Lars Johnson, director of business development for Flarion agreed. "At the moment we know very little about how reliable 3G service will be. What is the peer situation that tells us whether it will be popular and if other people are using it? If the price and performance is right, then there will be mass demand, just like there was for Internet access years ago. But at the moment, there sadly is not."
According to Art Feather, marketing manager for Cisco's Mobile Wireless Group, the U.S. mass deployment of 3G probably won't happen until 2006. Feather attributed this stall to too much confusion over technologies and cost structures.
"We're just too big, we have too much of the wrong attitude, and there are too many competitive wireless operators out there," said Feather. "If there was some consolidation in the industry, then there might be rapid 3G deployment."
A panel of entertainment executives took a milder approach to the rollout of 3G wireless services, instead trying to nail down how best to use wireless technology in it present and future state as the perfect marketing and branding tool for entertainment content.
And while the panelists admitted to moving into the wireless Internet space with a sense of urgency, there was great concern for first impressions on the wireless consumer and being as non-invasive in their marketing and content strategies as possible.
Companies like Disney Internet Group, New Line Cinema, and Sony Pictures have seen most of their popularity take hold on other continents, whereas the U.S. wireless market has been on the slow road in terms of figuring out a viable wireless business model and developing workable billing systems that appeal to consumers.
"We're not looking to bandwidth as the defining factor," said Rio Caraeff, vice president of Wireless Services for Sony Pictures. "Mobile wireless is not a television, it's about communicating with people and branding on mobile devices, not showing movies."
Etesh Mangray, director of business development for Disney Internet Group, boast 2.5 million subscribers in Japan alone, but scarcely mentioned any notable wireless marketing success in the U.S. Popular Disney properties in the Asian wireless market are Disney-related games, characters, and ring tones.
"We're still at the mercy of networking speeds, but we will start to trial-test wireless games as speed improves," said Mangray.
New Line Cinema's Gordon Paddison claimed great popularity for content licensing abroad for film properties such as "Lord of The Rings," and said that mobile gaming is still the leading wireless feature in Asian and European markets.
Ted Cohen of EMI Records described how his company is using wireless technology to reach out to music consumers and get music and information to people on the move. Cohen said that ring tones for wireless devices are a multi-dollar business right now for EMI and other record companies, and in some cases are more valuable to licensing companies and consumers than the actual music they stem from.
Still in the elemental stages, EMI is the process of building a wireless community for its music followers and getting out information on concert dates, new artists, and record releases through short messaging services (SMS), which Cohen calls a "great vehicle for disseminating information."

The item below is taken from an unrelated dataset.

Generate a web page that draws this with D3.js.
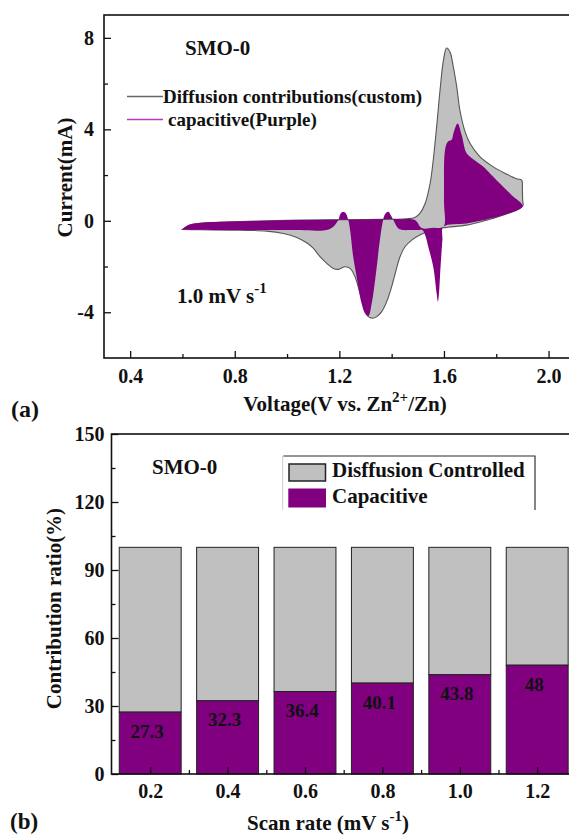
<!DOCTYPE html>
<html>
<head>
<meta charset="utf-8">
<script src="https://cdn.jsdelivr.net/npm/d3@7"></script>
<style>
  body { margin: 0; background: #fff; }
  svg { display: block; }
  text { font-family: "Liberation Serif", "Times New Roman", serif; font-weight: bold; fill: #111; }
</style>
</head>
<body>
<svg id="fig" width="569" height="836"></svg>
<script>
// ---- panel (a): CV at 1.0 mV/s, points are [voltage (V), current (mA)]
// total current, anodic sweep 0.6 -> 1.9 V (incl. vertex)
const totalForward = [
  [0.600, -0.378], [0.629, -0.188], [0.693, -0.086], [0.795, -0.043], [1.050, 0.030],
  [1.305, 0.059], [1.457, 0.088], [1.489, 0.146], [1.508, 0.321], [1.528, 0.758],
  [1.547, 1.631], [1.559, 2.650], [1.572, 4.106], [1.585, 5.707], [1.598, 7.017],
  [1.610, 7.556], [1.623, 7.381], [1.636, 6.726], [1.649, 5.852], [1.661, 4.834],
  [1.681, 3.887], [1.700, 3.378], [1.738, 2.796], [1.789, 2.359], [1.840, 2.039],
  [1.878, 1.835], [1.897, 1.777], [1.900, 1.300], [1.901, 0.900]
];
// total current, cathodic sweep 1.9 -> 0.6 V
const totalReverse = [
  [1.901, 0.641], [1.814, 0.205], [1.763, 0.030], [1.687, -0.188], [1.598, -0.305],
  [1.547, -0.436], [1.508, -0.625], [1.477, -0.843], [1.451, -1.134], [1.432, -1.571],
  [1.417, -2.153], [1.400, -2.881], [1.381, -3.536], [1.362, -3.973], [1.343, -4.191],
  [1.327, -4.264], [1.315, -4.220], [1.305, -4.118], [1.279, -3.172], [1.260, -2.445],
  [1.241, -2.081], [1.222, -2.008], [1.196, -2.124], [1.177, -2.081], [1.152, -1.862],
  [1.126, -1.571], [1.101, -1.207], [1.075, -0.960], [1.037, -0.727], [0.986, -0.552],
  [0.922, -0.450], [0.795, -0.407], [0.667, -0.392], [0.600, -0.378]
];
// capacitive part, upper edge left -> right
const capUpper = [
  [0.600, -0.378], [0.622, -0.188], [0.667, -0.086], [0.795, -0.028], [0.922, 0.001],
  [1.050, 0.030], [1.177, 0.045], [1.305, 0.059], [1.432, 0.074], [1.489, 0.030],
  [1.515, -0.319], [1.559, -0.305], [1.598, -0.261], [1.600, 0.903], [1.604, 3.087],
  [1.614, 3.451], [1.630, 3.553], [1.636, 3.815], [1.652, 4.251], [1.668, 3.742],
  [1.684, 3.014], [1.700, 2.796], [1.725, 2.577], [1.751, 2.359], [1.776, 2.068],
  [1.814, 1.631], [1.859, 1.122], [1.901, 0.641]
];
// capacitive part, lower edge right -> left
const capLower = [
  [1.814, 0.205], [1.763, 0.059], [1.687, -0.116], [1.598, -0.261], [1.594, -0.843],
  [1.587, -2.008], [1.581, -3.172], [1.577, -3.536], [1.572, -3.172], [1.559, -2.008],
  [1.540, -1.134], [1.528, -0.625], [1.517, -0.407], [1.496, -0.407], [1.470, -0.407],
  [1.445, -0.407], [1.426, -0.334], [1.413, -0.116], [1.400, 0.176], [1.387, 0.394],
  [1.375, 0.292], [1.366, -0.043], [1.355, -0.843], [1.340, -2.299], [1.324, -3.609],
  [1.311, -4.162], [1.298, -4.046], [1.285, -3.609], [1.266, -2.445], [1.253, -1.571],
  [1.241, -0.407], [1.234, 0.030], [1.225, 0.321], [1.215, 0.394], [1.205, 0.321],
  [1.196, 0.030], [1.177, -0.261], [1.152, -0.407], [1.113, -0.436], [1.050, -0.407],
  [0.922, -0.407], [0.795, -0.407], [0.667, -0.392], [0.600, -0.378]
];
const cvTicksX = [0.4, 0.8, 1.2, 1.6, 2.0];
const cvMinorX = [0.6, 1.0, 1.4, 1.8];
const cvTicksY = [-4, 0, 4, 8];
const cvMinorY = [-2, 2, 6];

// ---- panel (b): contribution ratio
const scanRates = [0.2, 0.4, 0.6, 0.8, 1.0, 1.2];
const capacitivePct = [27.3, 32.3, 36.4, 40.1, 43.8, 48];
const barTicksY = [0, 30, 60, 90, 120, 150];
const barMinorY = [15, 45, 75, 105, 135];
const barMinorX = [0.3, 0.5, 0.7, 0.9, 1.1];

const PURPLE = "#800080";
const GREY = "#c0c0c0";

const svg = d3.select("#fig");

function frameAxes(g, x, y, opt) {
  const [x0, x1] = x.range();
  const [y0, y1] = y.range();
  g.append("g").attr("transform", `translate(0,${y0})`)
    .call(d3.axisBottom(x).tickValues(opt.xt).tickSize(-7).tickPadding(opt.xpad).tickFormat(d3.format(".1f")));
  g.append("g").attr("transform", `translate(0,${y0})`)
    .call(d3.axisBottom(x).tickValues(opt.xm).tickSize(-4).tickFormat(""));
  g.append("g").attr("transform", `translate(${x0},0)`)
    .call(d3.axisLeft(y).tickValues(opt.yt).tickSize(-7).tickPadding(opt.ypad).tickFormat(d => String(d)));
  g.append("g").attr("transform", `translate(${x0},0)`)
    .call(d3.axisLeft(y).tickValues(opt.ym).tickSize(-4).tickFormat(""));
  g.selectAll(".domain").remove();
  g.selectAll(".tick line").attr("stroke", "#111").attr("stroke-width", 1.3);
  g.selectAll(".tick text").style("font-size", "20px").attr("fill", "#111");
  g.append("rect")
    .attr("x", x0).attr("y", y1).attr("width", x1 - x0).attr("height", y0 - y1)
    .attr("fill", "none").attr("stroke", "#111").attr("stroke-width", 1.6);
}

// ================= panel (a)
const xA = d3.scaleLinear().domain([0.3, 2.1]).range([104, 574.7]);
const yA = d3.scaleLinear().domain([-6, 9]).range([358, 15]);
const gA = svg.append("g");

gA.append("clipPath").attr("id", "clipA").append("rect")
  .attr("x", 104).attr("y", 15).attr("width", 470).attr("height", 343);

const cvLine = d3.line().x(d => xA(d[0])).y(d => yA(d[1])).curve(d3.curveCatmullRom.alpha(0.5));
const plotA = gA.append("g").attr("clip-path", "url(#clipA)");
plotA.append("path")
  .attr("d", cvLine(totalForward.concat(totalReverse)) + "Z")
  .attr("fill", GREY).attr("stroke", "#555").attr("stroke-width", 1.1);
plotA.append("path")
  .attr("d", cvLine(capUpper.concat(capLower)) + "Z")
  .attr("fill", PURPLE).attr("stroke", "none");

frameAxes(gA, xA, yA, { xt: cvTicksX, xm: cvMinorX, yt: cvTicksY, ym: cvMinorY, xpad: 11, ypad: 10 });

gA.append("text").attr("x", 185).attr("y", 55).style("font-size", "21px").text("SMO-0");

// legend (a)
gA.append("line").attr("x1", 127).attr("x2", 163).attr("y1", 96.5).attr("y2", 96.5)
  .attr("stroke", "#666").attr("stroke-width", 1.5);
gA.append("text").attr("x", 163).attr("y", 103).style("font-size", "19px").text("Diffusion contributions(custom)");
gA.append("line").attr("x1", 127).attr("x2", 163).attr("y1", 119.5).attr("y2", 119.5)
  .attr("stroke", "#b43cb4").attr("stroke-width", 1.5);
gA.append("text").attr("x", 168).attr("y", 126).style("font-size", "19px").text("capacitive(Purple)");

const rateA = gA.append("text").attr("x", 177).attr("y", 303).style("font-size", "21px");
rateA.append("tspan").text("1.0 mV s");
rateA.append("tspan").attr("dy", -10).style("font-size", "15px").text("-1");

gA.append("text").attr("transform", "translate(72,177.5) rotate(-90)")
  .attr("text-anchor", "middle").style("font-size", "21px").text("Current(mA)");

const xtA = gA.append("text").attr("x", 345).attr("y", 411).attr("text-anchor", "middle").style("font-size", "21px");
xtA.append("tspan").text("Voltage(V vs. Zn");
xtA.append("tspan").attr("dy", -9).style("font-size", "15px").text("2+");
xtA.append("tspan").attr("dy", 9).text("/Zn)");

gA.append("text").attr("x", 11).attr("y", 417).style("font-size", "24px").text("(a)");

// ================= panel (b)
const xB = d3.scaleLinear().domain([0.1, 1.3]).range([111.5, 575.9]);
const yB = d3.scaleLinear().domain([0, 150]).range([774, 434]);
const gB = svg.append("g");
const bw = xB(0.18) - xB(0.02);

const bars = gB.selectAll(".bar").data(scanRates.map((r, i) => ({ r, v: capacitivePct[i] })))
  .enter().append("g").attr("class", "bar");
bars.append("rect")
  .attr("x", d => xB(d.r) - bw / 2).attr("y", yB(100))
  .attr("width", bw).attr("height", d => yB(d.v) - yB(100))
  .attr("fill", GREY).attr("stroke", "#222").attr("stroke-width", 1);
bars.append("rect")
  .attr("x", d => xB(d.r) - bw / 2).attr("y", d => yB(d.v))
  .attr("width", bw).attr("height", d => yB(0) - yB(d.v))
  .attr("fill", PURPLE).attr("stroke", "#222").attr("stroke-width", 1);
bars.append("text")
  .attr("x", d => xB(d.r) - 3).attr("y", d => yB(d.v) + 19).attr("dy", "0.35em")
  .attr("text-anchor", "middle").style("font-size", "19px")
  .text(d => String(d.v));

frameAxes(gB, xB, yB, { xt: scanRates, xm: barMinorX, yt: barTicksY, ym: barMinorY, xpad: 10, ypad: 7 });

gB.append("text").attr("x", 152).attr("y", 474).style("font-size", "21px").text("SMO-0");

// legend (b)
const lg = gB.append("g");
lg.append("path").attr("d", "M282.7,510V456H535V510").attr("fill", "none").attr("stroke", "#ccc").attr("stroke-width", 1);
lg.append("path").attr("d", "M283.5,456H535V510").attr("fill", "none").attr("stroke", "#444").attr("stroke-width", 1.2);
lg.append("rect").attr("x", 289).attr("y", 464).attr("width", 36.5).attr("height", 17)
  .attr("fill", GREY).attr("stroke", "#222").attr("stroke-width", 1.5);
lg.append("rect").attr("x", 288.3).attr("y", 488.5).attr("width", 37.7).attr("height", 19)
  .attr("fill", PURPLE);
lg.append("text").attr("x", 332).attr("y", 477).style("font-size", "21px").text("Disffusion Controlled");
lg.append("text").attr("x", 332).attr("y", 503).style("font-size", "21px").text("Capacitive");

gB.append("text").attr("transform", "translate(61,608.5) rotate(-90)")
  .attr("text-anchor", "middle").style("font-size", "21px").text("Contribution ratio(%)");

const xtB = gB.append("text").attr("x", 328).attr("y", 830).attr("text-anchor", "middle").style("font-size", "21px");
xtB.append("tspan").text("Scan rate (mV s");
xtB.append("tspan").attr("dy", -9).style("font-size", "15px").text("-1");
xtB.append("tspan").attr("dy", 9).text(")");

gB.append("text").attr("x", 10).attr("y", 829).style("font-size", "23px").text("(b)");
</script>
</body>
</html>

At the heels of wireless SMS technology is EMS (enhanced messaging services), which enables a wireless user to send graphics, and eventually MMS (multi-media services), wireless streaming technology.
A wireless concept many of the panelist agreed was very promising was location-based marketing; catching hold of the consumer in-between the home PC and the work PC and letting them know when the next box office opening is, or offering the consumer a location-based coupon whereupon if they go to the nearest Warehouse or retail locale and show the serial number of their mobile handset, they can get a discount on merchandise.
"We want to get information off the desktop and move it around," said Cohen, "At the moment, we're still trying to find that 'sweet spot' where either it works or it doesn't. The best wireless applications are the ones that don't exceed what the platform is capable of. However, exceeding expectations and being exciting and informative is key."